Many families have stories about relatives who disappeared. Typically, these relatives left their homes and immigrated to another country, but somewhere along the line they seemed to vanish. Although apparent disappearances can be caused by holes in the historical records, assumptions made by genealogical researchers are often the cause. Consequently, a research approach focused on recognizing and challenging these assumptions can lead to positive results. Specific examples in this presentation are taken primarily from an article series about disappearing Swedes being published in the Swedish American Genealogist, but the principles apply to all immigrant groups.
Presented live at the Family History Library in Salt Lake City as part of the Joy Reisinger Memorial Lecture Series, and sponsored by the Board for Certification of Genealogists.
Dr. Martha J. Garrett, PhD, CG, came to genealogy from an earlier professional life as a researcher and research trainer.

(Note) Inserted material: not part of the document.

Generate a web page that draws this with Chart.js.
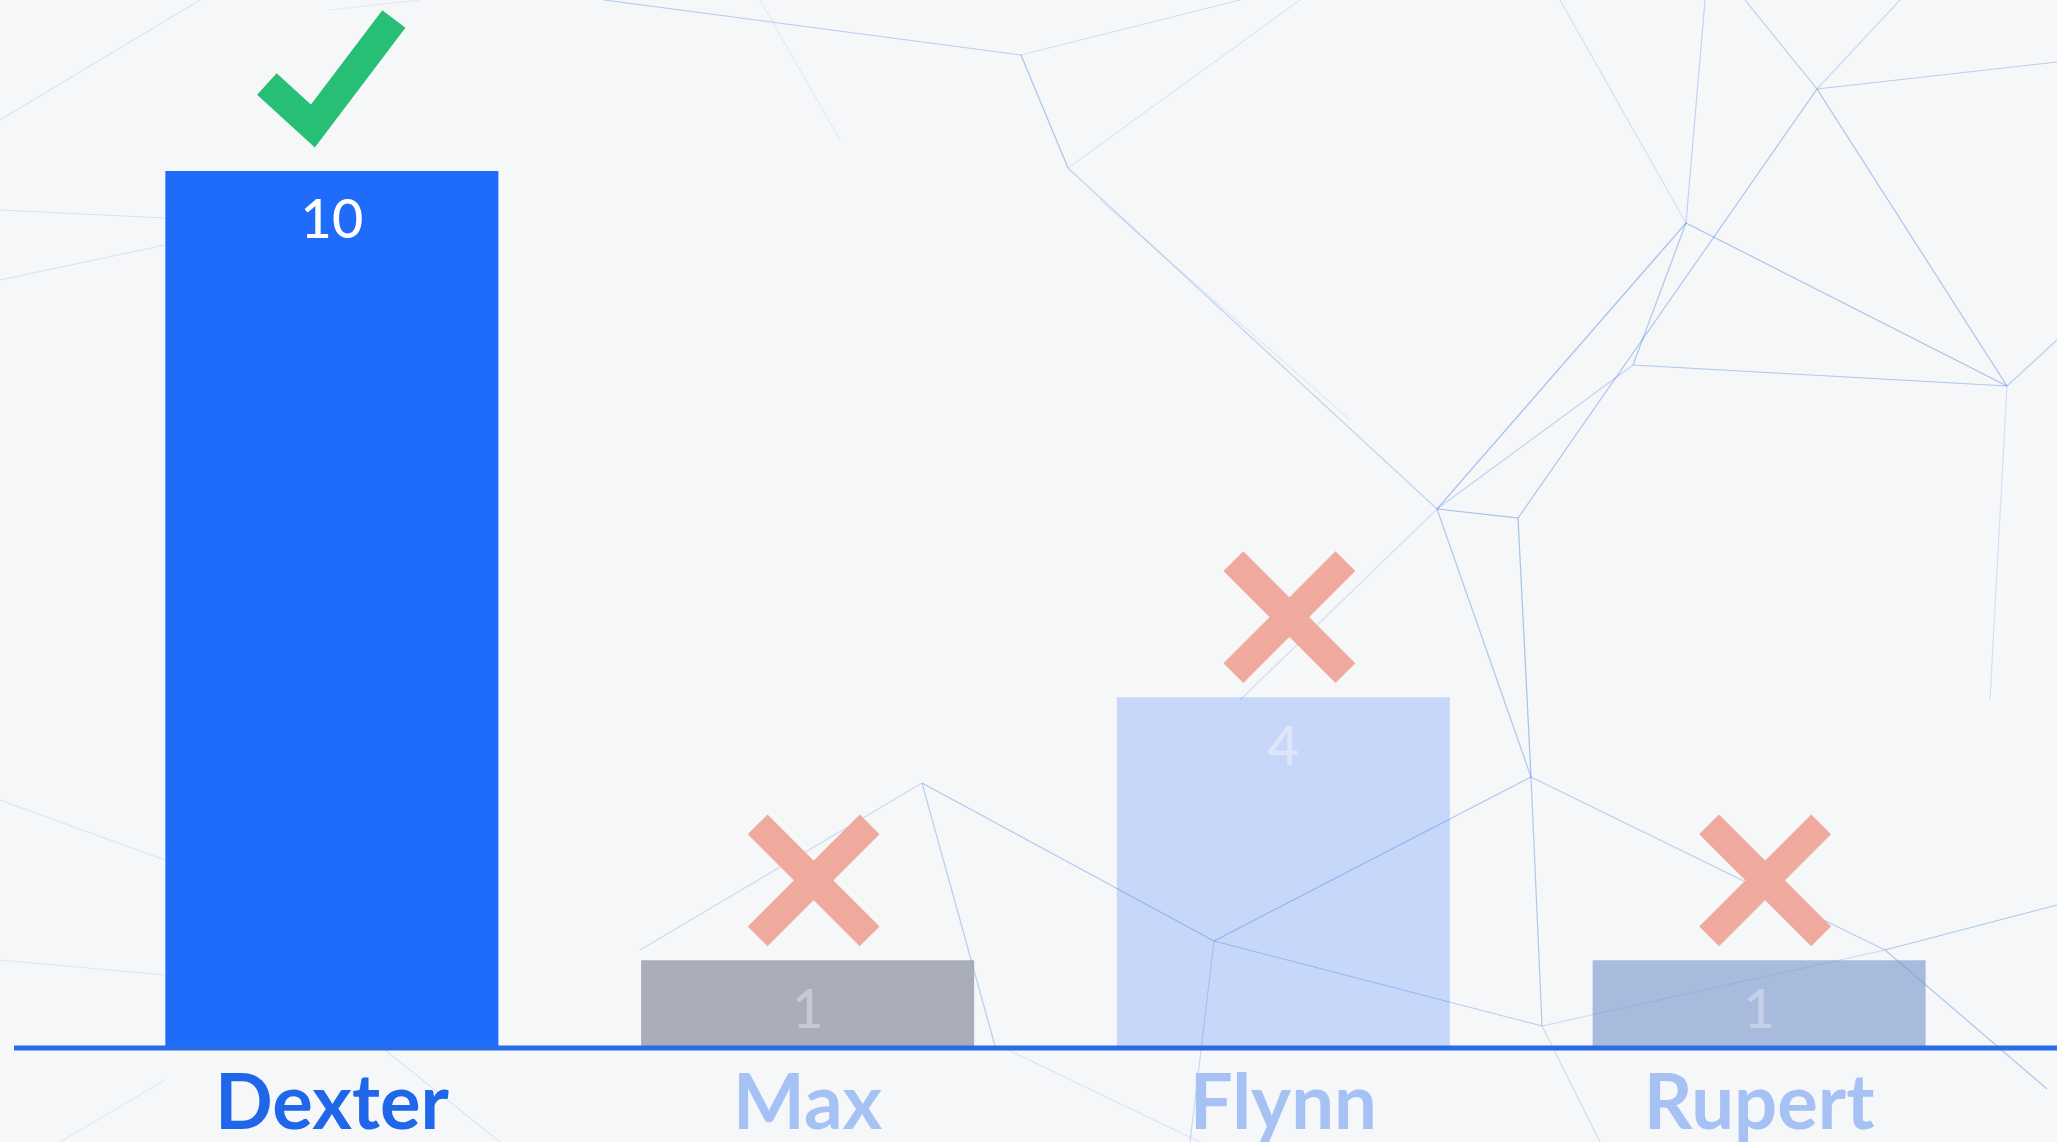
<!DOCTYPE html>
<html>
<head>
<meta charset="utf-8">
<script src="https://cdn.jsdelivr.net/npm/chart.js@4"></script>
<style>
  html, body { margin: 0; padding: 0; background: #f6f7f9; overflow: hidden; }
  canvas { display: block; }
</style>
</head>
<body>
<canvas id="voteChart" width="2057" height="1142"></canvas>
<script>
/* Данные графика */
const names = ["Dexter", "Max", "Flynn", "Rupert"];
const votes = [10, 1, 4, 1];
const verdicts = ["check", "cross", "cross", "cross"];

/* Цвета */
const barColors = ["#1f6bfa", "rgba(150, 154, 168, 0.8)", "rgba(30, 107, 250, 0.22)", "rgba(116, 147, 201, 0.6)"];
const nameColors = ["#1f66e8", "#a6c2f5", "#a6c2f5", "#a6c2f5"];
const valueColors = ["#ffffff", "#c6c9d1", "#dde7f9", "#c4d0e7"];

/* Фоновая «сеть» (только декор) */
const bgEdges = [
    [604, 0, 1021, 55, 0.35], [1021, 55, 1068, 168, 0.45], [1021, 55, 1240, 0, 0.2],
    [1068, 168, 1437, 509, 0.3], [1068, 168, 1300, 0, 0.15],
    [1817, 89, 2007, 386, 0.45], [1686, 223, 2007, 386, 0.45], [1633, 365, 2007, 386, 0.4],
    [1817, 89, 1518, 518, 0.45], [1686, 223, 1437, 509, 0.45], [1686, 223, 1633, 365, 0.4],
    [1437, 509, 1518, 518, 0.5], [1518, 518, 1531, 777, 0.45], [1437, 509, 1531, 777, 0.4],
    [1817, 89, 2057, 62, 0.35], [1817, 89, 1745, 0, 0.3], [1686, 223, 1705, 0, 0.3],
    [1817, 89, 1900, 0, 0.25], [1686, 223, 1560, 0, 0.2], [2007, 386, 2057, 340, 0.35],
    [1531, 777, 1214, 941, 0.4], [1214, 941, 922, 783, 0.4], [922, 783, 995, 1046, 0.35],
    [922, 783, 640, 950, 0.25], [1531, 777, 1542, 1026, 0.4], [1214, 941, 1542, 1026, 0.35],
    [1531, 777, 1885, 950, 0.35], [1885, 950, 2057, 905, 0.4], [1885, 950, 2047, 1089, 0.4],
    [1542, 1026, 1885, 950, 0.25], [1214, 941, 1190, 1142, 0.25], [1542, 1026, 1600, 1142, 0.2],
    [1437, 509, 1240, 700, 0.2], [1633, 365, 1437, 509, 0.3], [2007, 386, 1990, 700, 0.2],
    [0, 280, 165, 245, 0.18], [0, 210, 165, 218, 0.18], [0, 800, 165, 860, 0.15],
    [0, 960, 165, 975, 0.15], [165, 1080, 60, 1142, 0.12], [500, 1142, 380, 1046, 0.15],
    [1200, 1142, 1000, 1046, 0.15], [0, 120, 200, 0, 0.15], [330, 10, 420, 0, 0.12],
    [760, 0, 840, 140, 0.1], [1100, 200, 1350, 420, 0.12]
];

/* Фон и сеть линий */
const backgroundPlugin = {
    id: "background",
    beforeDraw(chart) {
        const ctx = chart.ctx;
        ctx.save();
        ctx.fillStyle = "#f6f7f9";
        ctx.fillRect(0, 0, chart.width, chart.height);
        ctx.lineWidth = 1.2;
        bgEdges.forEach(e => {
            ctx.strokeStyle = `rgba(70, 130, 225, ${e[4]})`;
            ctx.beginPath();
            ctx.moveTo(e[0], e[1]);
            ctx.lineTo(e[2], e[3]);
            ctx.stroke();
        });
        ctx.restore();
    }
};

/* Линия оси, значения и отметки над столбцами */
const overlayPlugin = {
    id: "overlay",
    afterDatasetsDraw(chart) {
        const ctx = chart.ctx;
        const meta = chart.getDatasetMeta(0);
        const baseY = chart.scales.y.getPixelForValue(0);

        ctx.save();

        // Ось — длинная синяя линия
        ctx.strokeStyle = "#2a6be6";
        ctx.lineWidth = 5;
        ctx.beginPath();
        ctx.moveTo(14, baseY);
        ctx.lineTo(chart.width, baseY);
        ctx.stroke();

        meta.data.forEach((bar, i) => {
            // Значение внутри столбца
            ctx.fillStyle = valueColors[i];
            ctx.font = "500 54px Lato";
            ctx.textAlign = "center";
            ctx.textBaseline = "middle";
            ctx.fillText(String(votes[i]), bar.x, bar.y + 50);

            // Галочка или крестик
            ctx.lineCap = "butt";
            ctx.lineJoin = "miter";
            if (verdicts[i] === "check") {
                ctx.strokeStyle = "#27bf76";
                ctx.lineWidth = 29;
                ctx.beginPath();
                ctx.moveTo(bar.x - 65, bar.y - 87);
                ctx.lineTo(bar.x - 19, bar.y - 45);
                ctx.lineTo(bar.x + 62, bar.y - 152);
                ctx.stroke();
            } else {
                const cx = bar.x + 6;
                const cy = bar.y - 80;
                const r = 56;
                ctx.strokeStyle = "#f0aa9d";
                ctx.lineWidth = 28;
                ctx.beginPath();
                ctx.moveTo(cx - r, cy - r);
                ctx.lineTo(cx + r, cy + r);
                ctx.moveTo(cx + r, cy - r);
                ctx.lineTo(cx - r, cy + r);
                ctx.stroke();
            }
        });

        ctx.restore();
    }
};

new Chart(document.getElementById("voteChart"), {
    type: "bar",
    data: {
        labels: names,
        datasets: [{
            data: votes,
            backgroundColor: barColors,
            borderWidth: 0,
            barPercentage: 0.7,
            categoryPercentage: 1.0
        }]
    },
    options: {
        responsive: false,
        animation: false,
        layout: { padding: { left: 94, right: 60, top: 171, bottom: -10 } },
        plugins: {
            legend: { display: false },
            tooltip: { enabled: false }
        },
        scales: {
            x: {
                grid: { display: false },
                border: { display: false },
                ticks: {
                    padding: 10,
                    color: c => nameColors[c.index],
                    font: { family: "Lato", size: 76, weight: "bold", lineHeight: 1.0 }
                }
            },
            y: {
                display: false,
                min: 0,
                max: 10
            }
        }
    },
    plugins: [backgroundPlugin, overlayPlugin]
});
</script>
</body>
</html>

After being educated in the United States (BA, Wellesley College; PhD, UNC-Chapel Hill), she moved to Sweden, where she took an additional degree in library science and IT. Since then she has taught at Swedish universities, as well as running workshops in 40 countries and serving as consultant to international agencies. Her specialty has been training graduate students and professionals on various aspects of research, including literature searches, research designs, data collection and analysis, research ethics, and academic writing and publication. She has published dozens of refereed journal articles, as well as books commissioned by UNESCO and WHO. As a genealogist, she not only takes clients but also continues to do academic research. Among her favourite puzzles are tracing Swedish immigrants who “vanished” in America and identifying those who appeared there with unclear identities.